Car ownership is still an exclusive club. Only three out of every 1,000 Vietnamese own a four-wheeled vehicle. “In Vietnam, owning a car is the fancy of the rich,” says Ashish Kanchan, research director, TNS Vietnam. “Everyone wants high-end cars with lush interiors. They buy them fully-loaded, with LCD screens everywhere.”
In April, Mercedes-Benz Vietnam, one of a dozen foreign car brands that assemble their vehicles in-country, launched its GLK SUV for US$77,900, and sales were brisk. Meanwhile, BMW, which ended its decades-long contract with a local assembler in 2007, is now imported by Euro Auto Corp, and introduced its budget model, BMW 320i. It was quickly back-ordered at a price of US$59,000.
The Vietnam Automobile Manufacturers Association (Vama) tracks the output of its 16 members — a dozen of which assemble foreign brand cars - and Vama data show sales of locally assembled vehicles at 110,446 units last year. Of these, more than half were locally branded trucks and utility vehicles, while the remainder was passenger cars and SUV/MPVs bearing mostly foreign nameplates.
Vama data show that Vietnam’s vehicles sales peaked last year and, as in most markets, began a painful downward slide. From January to May, only one locally assembled foreign brand - Mercedes — saw growth, selling 1,259 units, down 40 per cent from that same period in 2008. In contrast, Vietnam’s total vehicles sales fell 35 per cent to 38,209 units. Market leader Toyota endured a mild 14 per cent decline to 8,756 units, while the other locally made foreign brands fared less well. For GM-Daewoo, sales fell 34 per cent to 3,894 units, while Ford was down 28 per cent to 2,461 units.

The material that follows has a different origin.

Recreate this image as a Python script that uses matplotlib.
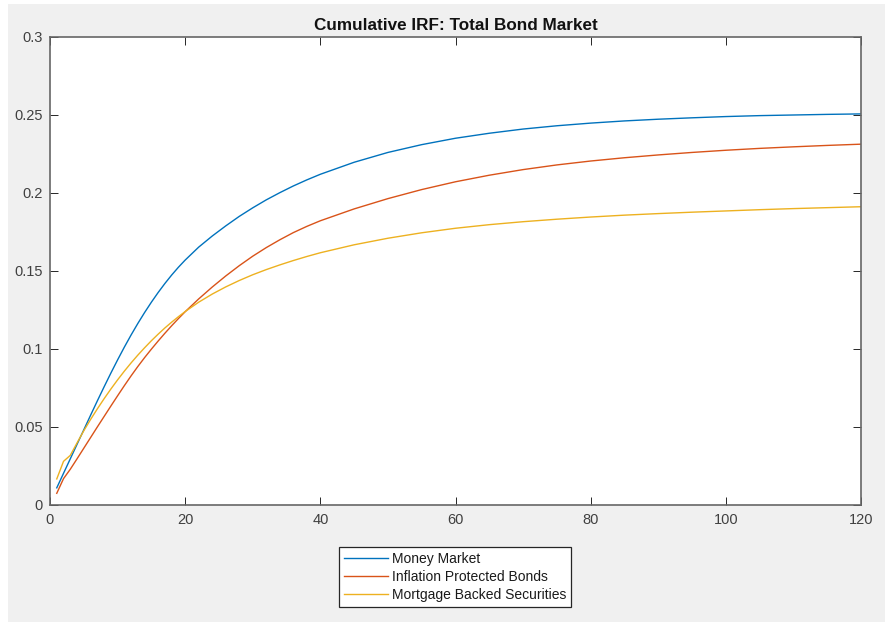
import matplotlib
matplotlib.use("Agg")
import matplotlib.pyplot as plt
from matplotlib.patches import Rectangle

plt.rcParams['font.family'] = ['Liberation Sans', 'DejaVu Sans']

# Horizon (periods) shared by all three responses
horizon = [1, 2, 3, 4, 5, 6, 7, 8, 9, 10, 11, 12, 13, 14, 15, 16, 17, 18, 19, 20,
           22, 24, 26, 28, 30, 32, 34, 36, 38, 40,
           45, 50, 55, 60, 65, 70, 75, 80, 85, 90, 95, 100, 105, 110, 115, 120]

money_market = [0.0110, 0.0203, 0.0296, 0.0389, 0.0482, 0.0575, 0.0667, 0.0757, 0.0845, 0.0930,
                0.1012, 0.1090, 0.1164, 0.1234, 0.1300, 0.1362, 0.1420, 0.1474, 0.1524, 0.1570,
                0.1653, 0.1724, 0.1789, 0.1850, 0.1905, 0.1956, 0.2002, 0.2045, 0.2084, 0.2120,
                0.2197, 0.2260, 0.2310, 0.2351, 0.2383, 0.2410, 0.2431, 0.2448, 0.2462, 0.2473,
                0.2482, 0.2490, 0.2496, 0.2500, 0.2504, 0.2507]

inflation_protected = [0.0075, 0.0169, 0.0229, 0.0296, 0.0364, 0.0432, 0.0500, 0.0567, 0.0634, 0.0700,
                       0.0765, 0.0828, 0.0888, 0.0945, 0.0999, 0.1051, 0.1101, 0.1149, 0.1195, 0.1239,
                       0.1321, 0.1397, 0.1468, 0.1534, 0.1595, 0.1650, 0.1700, 0.1746, 0.1786, 0.1822,
                       0.1898, 0.1964, 0.2022, 0.2072, 0.2114, 0.2150, 0.2180, 0.2205, 0.2226, 0.2244,
                       0.2260, 0.2274, 0.2286, 0.2296, 0.2305, 0.2313]

mortgage_backed = [0.0167, 0.0280, 0.0318, 0.0398, 0.0476, 0.0548, 0.0616, 0.0681, 0.0743, 0.0802,
                   0.0858, 0.0911, 0.0961, 0.1008, 0.1053, 0.1095, 0.1135, 0.1172, 0.1207, 0.1240,
                   0.1300, 0.1352, 0.1398, 0.1439, 0.1476, 0.1509, 0.1539, 0.1567, 0.1593, 0.1617,
                   0.1668, 0.1710, 0.1745, 0.1774, 0.1797, 0.1816, 0.1832, 0.1846, 0.1858, 0.1868,
                   0.1877, 0.1885, 0.1893, 0.1900, 0.1906, 0.1912]

series_labels = ['Money Market', 'Inflation Protected Bonds', 'Mortgage Backed Securities']
series_colors = ['#0072BD', '#D95319', '#EDB120']

x_ticks = [0, 20, 40, 60, 80, 100, 120]
y_ticks = [0, 0.05, 0.1, 0.15, 0.2, 0.25, 0.3]
y_tick_labels = ['0', '0.05', '0.1', '0.15', '0.2', '0.25', '0.3']

W, H = 885, 622
fig = plt.figure(figsize=(W / 100, H / 100), dpi=100)
fig.patch.set_facecolor('white')
fig.patches.append(Rectangle((8 / W, 0), (W - 8) / W, (H - 4) / H,
                             transform=fig.transFigure, facecolor='#f0f0f0',
                             edgecolor='none', zorder=-10))

ax = fig.add_axes([50 / W, 1 - 505 / H, 811 / W, 468 / H])
ax.set_zorder(1)
ax.set_facecolor('white')

for values, label, color in zip([money_market, inflation_protected, mortgage_backed],
                                series_labels, series_colors):
    ax.plot(horizon, values, color=color, linewidth=1.0, label=label)

ax.set_xlim(0, 120)
ax.set_ylim(0, 0.3)
ax.set_xticks(x_ticks)
ax.set_yticks(y_ticks)
ax.set_yticklabels(y_tick_labels)

tick_color = '#262626'
label_color = '#404040'
for side in ['left', 'right', 'top', 'bottom']:
    ax.spines[side].set_color('#666666')
    ax.spines[side].set_linewidth(1.2)
ax.tick_params(direction='in', top=True, right=True, length=5.8, width=0.7,
               colors=tick_color, labelsize=10.5, labelcolor=label_color)
ax.tick_params(axis='y', pad=5)
ax.tick_params(axis='x', pad=6)

ax.set_title('Cumulative IRF: Total Bond Market', fontsize=12.3, fontweight='bold',
             color='#111111', pad=5)

leg = fig.legend(loc='upper center', bbox_to_anchor=(455 / W, 1 - 547 / H),
                 fontsize=10, frameon=True, fancybox=False, framealpha=1,
                 edgecolor='#262626', facecolor='white', handlelength=3.2,
                 handletextpad=0.25, labelspacing=0.3, borderpad=0.35,
                 borderaxespad=0)
leg.get_frame().set_linewidth(0.9)
leg.set_zorder(2)
for t in leg.get_texts():
    t.set_color('#1a1a1a')

fig.savefig('out.png', dpi=100, facecolor=fig.get_facecolor())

Michael Pease, general director, Ford Vietnam believes a recovery is underway and will be led by small passenger cars. Vama data shows passenger car sales up 21 per cent to 2,496 units for May, while sales of SUV/MPVs languish (down 46 per cent) and commercial vehicles struggle (down 28 per cent).
Whether or not this happens depends on price. “The Government raised taxes five times this year,” says Pease. “Vietnam is a young market economy, and the Government sees cars as a luxury that can be taxed.”

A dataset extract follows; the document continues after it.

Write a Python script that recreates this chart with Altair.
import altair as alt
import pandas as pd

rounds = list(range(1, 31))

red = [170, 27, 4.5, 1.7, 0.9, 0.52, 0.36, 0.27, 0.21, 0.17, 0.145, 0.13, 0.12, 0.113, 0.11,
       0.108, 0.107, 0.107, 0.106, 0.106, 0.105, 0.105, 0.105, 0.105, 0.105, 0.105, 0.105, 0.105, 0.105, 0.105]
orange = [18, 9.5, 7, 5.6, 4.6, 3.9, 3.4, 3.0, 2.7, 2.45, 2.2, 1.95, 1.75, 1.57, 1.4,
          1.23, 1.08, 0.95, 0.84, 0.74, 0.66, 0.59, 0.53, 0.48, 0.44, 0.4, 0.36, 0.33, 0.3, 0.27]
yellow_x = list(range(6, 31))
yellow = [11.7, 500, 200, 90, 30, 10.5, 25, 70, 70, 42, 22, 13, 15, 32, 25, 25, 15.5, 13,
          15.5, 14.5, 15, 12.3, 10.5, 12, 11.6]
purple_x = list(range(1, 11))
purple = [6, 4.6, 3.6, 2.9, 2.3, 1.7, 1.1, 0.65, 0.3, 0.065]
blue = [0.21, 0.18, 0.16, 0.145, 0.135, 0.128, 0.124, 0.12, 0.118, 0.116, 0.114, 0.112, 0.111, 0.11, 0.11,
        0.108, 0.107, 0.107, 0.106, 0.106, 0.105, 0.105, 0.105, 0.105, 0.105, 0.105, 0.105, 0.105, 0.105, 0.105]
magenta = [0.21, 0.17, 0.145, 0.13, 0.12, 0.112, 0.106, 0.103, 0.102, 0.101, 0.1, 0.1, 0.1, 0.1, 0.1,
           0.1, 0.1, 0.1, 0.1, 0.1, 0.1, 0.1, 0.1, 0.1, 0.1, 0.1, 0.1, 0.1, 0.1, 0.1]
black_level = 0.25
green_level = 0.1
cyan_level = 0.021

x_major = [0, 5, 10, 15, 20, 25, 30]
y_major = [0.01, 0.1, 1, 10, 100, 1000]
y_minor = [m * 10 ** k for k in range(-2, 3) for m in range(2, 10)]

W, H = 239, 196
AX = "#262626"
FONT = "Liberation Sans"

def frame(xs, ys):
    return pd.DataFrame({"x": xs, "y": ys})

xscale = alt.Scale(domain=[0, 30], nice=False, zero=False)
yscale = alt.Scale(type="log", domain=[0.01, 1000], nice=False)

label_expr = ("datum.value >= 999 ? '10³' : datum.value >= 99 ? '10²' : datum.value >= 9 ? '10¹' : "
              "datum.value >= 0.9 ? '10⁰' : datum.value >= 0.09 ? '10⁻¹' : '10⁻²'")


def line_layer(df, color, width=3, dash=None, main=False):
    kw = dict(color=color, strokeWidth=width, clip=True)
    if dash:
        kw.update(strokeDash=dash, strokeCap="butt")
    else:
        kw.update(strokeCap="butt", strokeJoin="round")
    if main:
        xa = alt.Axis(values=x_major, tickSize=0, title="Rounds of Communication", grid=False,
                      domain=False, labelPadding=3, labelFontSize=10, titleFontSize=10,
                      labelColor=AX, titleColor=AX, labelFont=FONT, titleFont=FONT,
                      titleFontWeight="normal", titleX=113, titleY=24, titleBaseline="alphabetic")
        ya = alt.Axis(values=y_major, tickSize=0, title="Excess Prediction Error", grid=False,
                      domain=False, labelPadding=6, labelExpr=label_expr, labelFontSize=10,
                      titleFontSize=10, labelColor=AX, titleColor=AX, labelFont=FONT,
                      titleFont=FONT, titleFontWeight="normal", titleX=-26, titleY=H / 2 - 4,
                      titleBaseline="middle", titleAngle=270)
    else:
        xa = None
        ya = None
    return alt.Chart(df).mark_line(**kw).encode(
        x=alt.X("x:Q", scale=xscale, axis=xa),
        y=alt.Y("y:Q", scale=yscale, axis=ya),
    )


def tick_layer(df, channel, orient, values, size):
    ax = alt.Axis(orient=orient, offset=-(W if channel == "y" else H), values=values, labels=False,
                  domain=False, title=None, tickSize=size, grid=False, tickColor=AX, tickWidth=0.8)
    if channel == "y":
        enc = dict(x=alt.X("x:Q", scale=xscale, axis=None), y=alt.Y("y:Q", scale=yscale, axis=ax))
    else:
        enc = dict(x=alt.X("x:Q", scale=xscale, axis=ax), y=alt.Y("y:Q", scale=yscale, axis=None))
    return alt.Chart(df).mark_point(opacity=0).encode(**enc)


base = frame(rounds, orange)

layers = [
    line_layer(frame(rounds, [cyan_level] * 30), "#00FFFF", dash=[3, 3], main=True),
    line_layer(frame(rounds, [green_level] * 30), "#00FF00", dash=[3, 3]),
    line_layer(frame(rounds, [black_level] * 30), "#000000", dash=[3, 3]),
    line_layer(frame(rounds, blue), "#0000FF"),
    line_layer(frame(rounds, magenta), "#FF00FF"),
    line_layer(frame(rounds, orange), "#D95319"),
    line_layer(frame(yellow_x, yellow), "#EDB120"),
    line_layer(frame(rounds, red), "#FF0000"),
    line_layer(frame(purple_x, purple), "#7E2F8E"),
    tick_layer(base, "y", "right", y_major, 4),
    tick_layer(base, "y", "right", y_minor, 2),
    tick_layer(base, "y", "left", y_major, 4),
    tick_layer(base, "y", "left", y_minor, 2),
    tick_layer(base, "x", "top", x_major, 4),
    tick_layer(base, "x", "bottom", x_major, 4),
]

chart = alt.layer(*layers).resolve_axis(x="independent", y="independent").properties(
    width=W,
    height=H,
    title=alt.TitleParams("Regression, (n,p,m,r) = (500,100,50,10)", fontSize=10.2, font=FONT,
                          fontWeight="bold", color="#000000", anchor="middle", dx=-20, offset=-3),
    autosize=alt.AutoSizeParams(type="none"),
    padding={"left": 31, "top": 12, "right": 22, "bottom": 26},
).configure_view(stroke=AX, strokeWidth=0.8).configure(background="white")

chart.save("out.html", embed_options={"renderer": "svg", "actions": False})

Foreign carmakers arrived in 1995, and to protect this fledgling industry, onerous taxes were levied on imports. The current import tax on new cars is 83 per cent. In theory, this should steadily decline as Vietnam is a signatory to the Asean treaty, and in 2007, the World Trade Organisation (WTO). According to its WTO commitment, import tax will be reduced to six per cent in 2013 and to zero beginning in 2018.

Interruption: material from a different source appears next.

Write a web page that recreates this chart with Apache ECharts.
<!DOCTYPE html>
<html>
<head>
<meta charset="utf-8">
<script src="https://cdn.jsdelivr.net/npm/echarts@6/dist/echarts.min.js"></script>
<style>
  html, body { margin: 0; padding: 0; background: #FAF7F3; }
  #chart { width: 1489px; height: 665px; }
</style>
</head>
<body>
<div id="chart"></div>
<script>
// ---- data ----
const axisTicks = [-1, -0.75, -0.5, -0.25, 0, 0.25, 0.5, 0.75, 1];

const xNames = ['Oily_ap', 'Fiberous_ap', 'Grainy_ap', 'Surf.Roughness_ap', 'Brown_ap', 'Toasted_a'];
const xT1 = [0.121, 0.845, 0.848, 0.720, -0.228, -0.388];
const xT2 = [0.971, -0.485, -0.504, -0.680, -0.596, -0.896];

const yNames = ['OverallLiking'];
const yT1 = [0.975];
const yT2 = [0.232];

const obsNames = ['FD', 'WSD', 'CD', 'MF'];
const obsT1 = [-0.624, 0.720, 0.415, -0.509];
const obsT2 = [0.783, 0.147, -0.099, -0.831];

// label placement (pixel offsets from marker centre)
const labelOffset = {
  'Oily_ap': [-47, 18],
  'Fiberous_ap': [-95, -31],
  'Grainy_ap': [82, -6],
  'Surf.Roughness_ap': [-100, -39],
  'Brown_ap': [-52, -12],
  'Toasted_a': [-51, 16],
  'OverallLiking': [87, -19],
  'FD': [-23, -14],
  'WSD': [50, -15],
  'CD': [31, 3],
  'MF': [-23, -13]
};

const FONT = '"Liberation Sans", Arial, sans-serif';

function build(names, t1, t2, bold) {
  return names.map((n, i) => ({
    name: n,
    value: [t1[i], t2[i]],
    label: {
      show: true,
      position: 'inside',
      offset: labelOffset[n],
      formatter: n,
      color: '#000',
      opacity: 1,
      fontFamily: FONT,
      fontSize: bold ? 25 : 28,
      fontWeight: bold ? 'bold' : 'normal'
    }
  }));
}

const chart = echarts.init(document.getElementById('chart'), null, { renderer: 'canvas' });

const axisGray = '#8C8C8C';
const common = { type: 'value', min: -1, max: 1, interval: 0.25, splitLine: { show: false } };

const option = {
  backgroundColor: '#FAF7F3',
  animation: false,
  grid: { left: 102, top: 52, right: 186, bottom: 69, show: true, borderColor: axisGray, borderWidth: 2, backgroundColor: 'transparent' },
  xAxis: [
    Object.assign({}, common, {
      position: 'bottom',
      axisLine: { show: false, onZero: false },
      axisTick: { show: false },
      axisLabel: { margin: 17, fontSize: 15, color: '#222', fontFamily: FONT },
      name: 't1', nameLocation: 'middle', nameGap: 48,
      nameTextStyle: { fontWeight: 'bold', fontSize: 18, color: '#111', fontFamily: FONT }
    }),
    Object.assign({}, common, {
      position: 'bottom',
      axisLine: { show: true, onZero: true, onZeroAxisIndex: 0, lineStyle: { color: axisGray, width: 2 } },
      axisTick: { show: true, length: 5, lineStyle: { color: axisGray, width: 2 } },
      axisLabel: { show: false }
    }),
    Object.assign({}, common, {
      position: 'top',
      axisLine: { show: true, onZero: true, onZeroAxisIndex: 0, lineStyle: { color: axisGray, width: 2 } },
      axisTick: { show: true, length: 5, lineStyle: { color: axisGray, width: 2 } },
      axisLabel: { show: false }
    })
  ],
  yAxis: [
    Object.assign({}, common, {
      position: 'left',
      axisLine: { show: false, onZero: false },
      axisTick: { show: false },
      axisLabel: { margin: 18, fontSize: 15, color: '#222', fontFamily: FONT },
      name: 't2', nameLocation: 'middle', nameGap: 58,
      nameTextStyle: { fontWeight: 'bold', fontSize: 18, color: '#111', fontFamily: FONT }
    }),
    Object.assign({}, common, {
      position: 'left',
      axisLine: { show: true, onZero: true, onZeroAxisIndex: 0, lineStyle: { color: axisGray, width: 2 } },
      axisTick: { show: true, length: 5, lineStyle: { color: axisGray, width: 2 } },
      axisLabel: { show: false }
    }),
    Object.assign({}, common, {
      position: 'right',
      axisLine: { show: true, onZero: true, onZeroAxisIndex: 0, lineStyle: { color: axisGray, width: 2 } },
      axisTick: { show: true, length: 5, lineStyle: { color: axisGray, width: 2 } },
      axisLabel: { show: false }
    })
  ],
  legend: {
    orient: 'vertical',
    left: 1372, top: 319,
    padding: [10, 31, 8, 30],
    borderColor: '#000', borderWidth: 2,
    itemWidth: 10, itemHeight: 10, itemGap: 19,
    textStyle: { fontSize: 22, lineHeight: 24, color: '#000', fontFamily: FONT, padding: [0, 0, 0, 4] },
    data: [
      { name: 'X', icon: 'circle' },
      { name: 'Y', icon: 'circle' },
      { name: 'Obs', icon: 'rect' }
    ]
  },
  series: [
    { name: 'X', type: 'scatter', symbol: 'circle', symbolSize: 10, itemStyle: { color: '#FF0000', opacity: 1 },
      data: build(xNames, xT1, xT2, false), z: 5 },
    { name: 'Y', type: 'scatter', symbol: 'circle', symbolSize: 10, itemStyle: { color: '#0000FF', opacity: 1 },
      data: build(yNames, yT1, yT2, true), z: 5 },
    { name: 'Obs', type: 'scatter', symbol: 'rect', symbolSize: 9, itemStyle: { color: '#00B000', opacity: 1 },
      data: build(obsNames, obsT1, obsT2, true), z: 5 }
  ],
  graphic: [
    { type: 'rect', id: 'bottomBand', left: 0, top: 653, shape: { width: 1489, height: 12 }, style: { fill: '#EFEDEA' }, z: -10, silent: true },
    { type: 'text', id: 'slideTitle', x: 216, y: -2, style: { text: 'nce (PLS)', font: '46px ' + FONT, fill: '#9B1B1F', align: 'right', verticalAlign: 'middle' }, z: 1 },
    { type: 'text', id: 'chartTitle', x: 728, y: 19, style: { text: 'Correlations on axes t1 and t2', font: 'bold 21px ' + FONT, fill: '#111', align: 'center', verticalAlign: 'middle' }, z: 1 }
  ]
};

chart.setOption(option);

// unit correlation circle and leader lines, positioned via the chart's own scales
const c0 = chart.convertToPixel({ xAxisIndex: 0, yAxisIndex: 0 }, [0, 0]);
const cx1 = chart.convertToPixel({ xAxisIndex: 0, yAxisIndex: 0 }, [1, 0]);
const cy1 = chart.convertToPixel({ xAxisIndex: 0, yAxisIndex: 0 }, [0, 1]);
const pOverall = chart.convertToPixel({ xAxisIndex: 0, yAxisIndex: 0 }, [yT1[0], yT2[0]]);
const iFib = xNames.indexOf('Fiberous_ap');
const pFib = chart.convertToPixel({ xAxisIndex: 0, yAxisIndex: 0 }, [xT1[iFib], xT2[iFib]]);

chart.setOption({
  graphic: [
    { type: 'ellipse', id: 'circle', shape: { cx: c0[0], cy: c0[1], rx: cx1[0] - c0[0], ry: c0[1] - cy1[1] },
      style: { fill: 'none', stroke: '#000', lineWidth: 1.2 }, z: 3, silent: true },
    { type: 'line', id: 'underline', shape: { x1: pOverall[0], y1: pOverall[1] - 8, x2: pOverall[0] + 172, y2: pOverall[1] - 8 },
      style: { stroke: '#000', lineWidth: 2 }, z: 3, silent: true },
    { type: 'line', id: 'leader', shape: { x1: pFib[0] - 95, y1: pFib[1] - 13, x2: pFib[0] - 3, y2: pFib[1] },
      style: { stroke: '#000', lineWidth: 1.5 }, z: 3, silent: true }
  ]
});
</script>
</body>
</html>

Nguyen Thanh Phu, senior manager, Nielsen Vietnam, sees pent up demand for cars that serve as modest transportation. “In Ho Chi Minh City and Hanoi, we estimate there are 200,000 potential car buyers,” says Nguyen. “These are people who earn $1,000 a month. Many of them already are well off enough to live in a ‘front’ house rather than a condo or apartment.”
Tushar Desai, emerging markets business development and insights director at Synovate Motoresearch, which covers Vietnam from Singapore, says the market could look very different in three to five years. “The question is: when will the government make its policies consumer-oriented and bring down prices for good?”
Desai sees the arrival of Chinese brands as a sign of the future. Chery, Great Wall, and Lifan are already in the car market in Vietnam. VMC, the assembler for Kia, Mazda and Subaru, has joined forces with Chery, and began assembling its QQ3 earlier this year, and the small, economically priced car had a gala launch in mid-April.
Vietnam, then, could prove a battleground between the ‘established’ car manufacturers and the new crop of companies from emerging markets.